Jumat, 17 Juli 2015

Simpati atau Empati

Ini malam lebaran yang gloomy. Karena kabar bocah ini, Sasli, sedang koma di rumah sakit. Bocah ini awalnya cuma pacarnya, sekarang suaminya, temen kerja. Kalo nggak kerja bareng Rina mungkin nggak akan pernah kenal Sasli.

Karena ini itu dan anu, mengenal Sasli jadi terasa istimewa. Meskipun nggak akrab sampe lengket, buat aku dia seperti adik. Yang diingat sekali-sekali. Awalnya kasian, kondisi fisiknya belakangan ini yang digerogoti sakit, makin lama makin mengingatkan aku sama almarhum kakak.

Setiap kali Rina cerita, aku berusaha menegarkan diri biar nggak ikut nangis. Tapi pas menceritakan ulang sama mama di rumah, aku jadinya mesti mewek. Kasian sama nasib Sasli, bukan cuma soal sakitnya.

Maka sore ini, waktu aku share di grup kantor, minta bantuan doa buat kesembuhan Sasli, trus masih ada temen yang telat respons atau salah respons (baca : becanda soal gambar lucu), nggak tau kenapa aku kecewa. Dimana empati mereka?? Atau senggaknya simpati mereka??

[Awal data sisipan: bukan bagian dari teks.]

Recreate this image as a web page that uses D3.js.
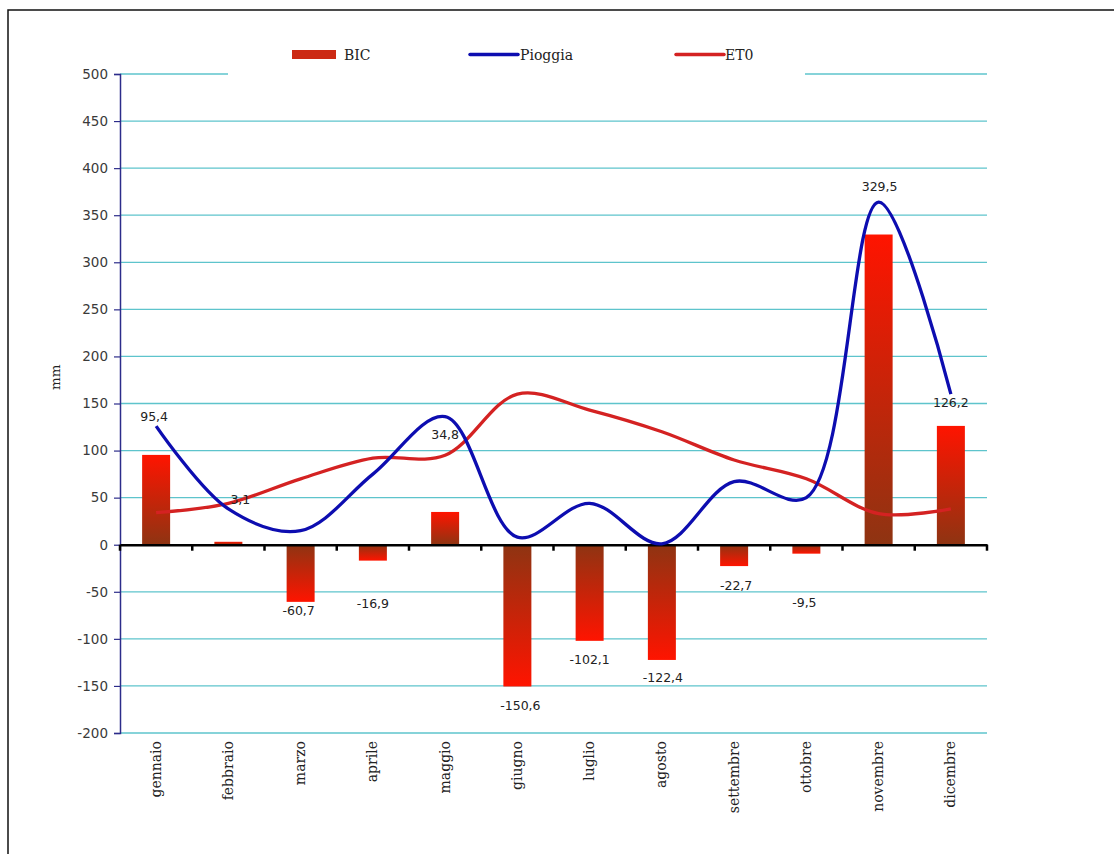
<!DOCTYPE html>
<html>
<head>
<meta charset="utf-8">
<script src="https://cdn.jsdelivr.net/npm/d3@7"></script>
<style>
  html, body { margin: 0; padding: 0; background: #fff; }
  svg { display: block; }
</style>
</head>
<body>
<svg id="chart" width="1114" height="854"></svg>
<script>
// Monthly water balance (mm)
const months = ["gennaio", "febbraio", "marzo", "aprile", "maggio", "giugno",
                "luglio", "agosto", "settembre", "ottobre", "novembre", "dicembre"];
const bic = [95.4, 3.1, -60.7, -16.9, 34.8, -150.6, -102.1, -122.4, -22.7, -9.5, 329.5, 126.2];
const pioggia = [126, 38, 15, 75, 136, 8, 44, 1, 67, 50, 364, 160];
const et0 = [34, 44, 70, 92, 95, 160, 143, 120, 90, 70, 33, 38];
const yTicks = [-200, -150, -100, -50, 0, 50, 100, 150, 200, 250, 300, 350, 400, 450, 500];

// Where each BIC value label sits (mm level) and its sideways nudge (px)
const labelLevel = [135.6, 47.5, -70.4, -63, 116.5, -171.3, -122.5, -141.6, -43.9, -62, 380, 150.5];
const labelDx = [-2, 12, -2, 0, 0, 3, 0, 1, 2, -2, 1, 0];

const svg = d3.select("#chart");
const plotLeft = 120, plotRight = 987, plotTop = 74, plotBottom = 733;

const x = d3.scaleBand().domain(months).range([plotLeft, plotRight]).paddingInner(0).paddingOuter(0);
const y = d3.scaleLinear().domain([-200, 500]).range([plotBottom, plotTop]);
const cx = m => x(m) + x.bandwidth() / 2;
const barW = 28;

// outer frame (only top and left edges fall inside the view)
svg.append("rect")
  .attr("x", 8).attr("y", 10).attr("width", 1300).attr("height", 1000)
  .attr("fill", "#fff").attr("stroke", "#111").attr("stroke-width", 1.5);

// gradients: dark at the zero line, bright red at the bar end
const defs = svg.append("defs");
const gPos = defs.append("linearGradient").attr("id", "gPos")
  .attr("x1", 0).attr("y1", 1).attr("x2", 0).attr("y2", 0);
gPos.append("stop").attr("offset", "0%").attr("stop-color", "#8e3412");
gPos.append("stop").attr("offset", "100%").attr("stop-color", "#ff1400");
const gNeg = defs.append("linearGradient").attr("id", "gNeg")
  .attr("x1", 0).attr("y1", 0).attr("x2", 0).attr("y2", 1);
gNeg.append("stop").attr("offset", "0%").attr("stop-color", "#8e3412");
gNeg.append("stop").attr("offset", "100%").attr("stop-color", "#ff1400");

// horizontal gridlines
svg.append("g").selectAll("line")
  .data(yTicks.filter(t => t !== 0))
  .join("line")
  .attr("x1", plotLeft).attr("x2", plotRight)
  .attr("y1", d => y(d)).attr("y2", d => y(d))
  .attr("stroke", "#5ec4cc").attr("stroke-width", 1.3);

// y axis (plain hyphen for negatives)
const yAxis = d3.axisLeft(y).tickValues(yTicks).tickSize(6).tickPadding(6).tickFormat(d => String(d));
const gy = svg.append("g").attr("transform", `translate(${plotLeft},0)`).call(yAxis);
gy.select(".domain").attr("stroke", "#2c2c8a").attr("stroke-width", 1.5);
gy.selectAll(".tick line").attr("stroke", "#2c2c8a").attr("stroke-width", 1.2);
gy.selectAll(".tick text")
  .attr("fill", "#3a3a3a").attr("font-family", "'DejaVu Sans', Verdana, sans-serif")
  .attr("font-size", 13.5);

// y axis title
svg.append("text")
  .attr("transform", `translate(60,${y(178)}) rotate(-90)`)
  .attr("text-anchor", "middle")
  .attr("font-family", "'DejaVu Serif', 'Liberation Serif', serif")
  .attr("font-size", 13.5).attr("fill", "#222")
  .text("mm");

// BIC bars
svg.append("g").selectAll("rect")
  .data(months)
  .join("rect")
  .attr("x", (m) => cx(m) - barW / 2)
  .attr("width", barW)
  .attr("y", (m, i) => y(Math.max(0, bic[i])))
  .attr("height", (m, i) => Math.abs(y(bic[i]) - y(0)))
  .attr("fill", (m, i) => bic[i] >= 0 ? "url(#gPos)" : "url(#gNeg)");

// zero line with category ticks
const xAxis = d3.axisBottom(x).tickSize(0).tickFormat("");
const gx = svg.append("g").attr("transform", `translate(0,${y(0)})`).call(xAxis);
gx.select(".domain").attr("stroke", "#000").attr("stroke-width", 2.5);
svg.append("g").selectAll("line")
  .data(d3.range(months.length + 1))
  .join("line")
  .attr("x1", i => plotLeft + i * x.bandwidth()).attr("x2", i => plotLeft + i * x.bandwidth())
  .attr("y1", y(0)).attr("y2", y(0) + 6)
  .attr("stroke", "#000").attr("stroke-width", 2.5);

// category labels along the bottom
svg.append("g").selectAll("text")
  .data(months)
  .join("text")
  .attr("transform", m => `translate(${cx(m) + 4.5},${plotBottom + 8}) rotate(-90)`)
  .attr("text-anchor", "end")
  .attr("font-family", "'DejaVu Serif', 'Liberation Serif', serif")
  .attr("font-size", 14).attr("fill", "#222")
  .text(m => m);

// smoothed lines
const line = d3.line()
  .x((d, i) => cx(months[i]))
  .y(d => y(d))
  .curve(d3.curveCatmullRom.alpha(0.5));

svg.append("path").datum(et0)
  .attr("d", line).attr("fill", "none")
  .attr("stroke", "#d42222").attr("stroke-width", 3.3)
  .attr("stroke-linejoin", "round");
svg.append("path").datum(pioggia)
  .attr("d", line).attr("fill", "none")
  .attr("stroke", "#0d0db0").attr("stroke-width", 3.3)
  .attr("stroke-linejoin", "round");

// BIC value labels
const fmt = v => v.toFixed(1).replace(".", ",");
svg.append("g").selectAll("text")
  .data(months)
  .join("text")
  .attr("x", (m, i) => cx(m) + labelDx[i])
  .attr("y", (m, i) => y(labelLevel[i]))
  .attr("dy", "0.35em")
  .attr("text-anchor", "middle")
  .attr("font-family", "'DejaVu Sans', Verdana, sans-serif")
  .attr("font-size", 12.5).attr("fill", "#222")
  .text((m, i) => fmt(bic[i]));

// legend
const legend = svg.append("g");
legend.append("rect")
  .attr("x", 228).attr("y", 36).attr("width", 577).attr("height", 48)
  .attr("fill", "#fff");
const lgFont = "'DejaVu Serif', 'Liberation Serif', serif";
legend.append("rect")
  .attr("x", 292).attr("y", 50).attr("width", 44).attr("height", 9)
  .attr("fill", "#cc2a14");
legend.append("text").attr("x", 344).attr("y", 60)
  .attr("font-family", lgFont).attr("font-size", 14).attr("fill", "#222").text("BIC");
legend.append("line")
  .attr("x1", 470).attr("x2", 518).attr("y1", 54.5).attr("y2", 54.5)
  .attr("stroke", "#0d0db0").attr("stroke-width", 3.5).attr("stroke-linecap", "round");
legend.append("text").attr("x", 520).attr("y", 60)
  .attr("font-family", lgFont).attr("font-size", 14).attr("fill", "#222").text("Pioggia");
legend.append("line")
  .attr("x1", 676).attr("x2", 724).attr("y1", 54.5).attr("y2", 54.5)
  .attr("stroke", "#d42222").attr("stroke-width", 3.5).attr("stroke-linecap", "round");
legend.append("text").attr("x", 725).attr("y", 60)
  .attr("font-family", lgFont).attr("font-size", 14).attr("fill", "#222").text("ET0");
</script>
</body>
</html>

Mungkin karena mereka bukan aku. Yang merasa mengenal baik Sasli, yang tau soal cerita hidupnya yang kurang beruntung, yang punya kakak meninggal karena penyakit yang hampir sama.
Lebih lagi mereka bukan Rina, istrinya. Yang baru setahun nikah. Yang setelah nikah justru harus mikul beban karena penyakit suaminya makin hari nggak pernah membaik.

Menempatkan diri pada posisi orang lain, kadang memang sulit ya? Apalagi posisi susah. Dan yang penting lagi, kepedulian nggak bisa dipaksakan.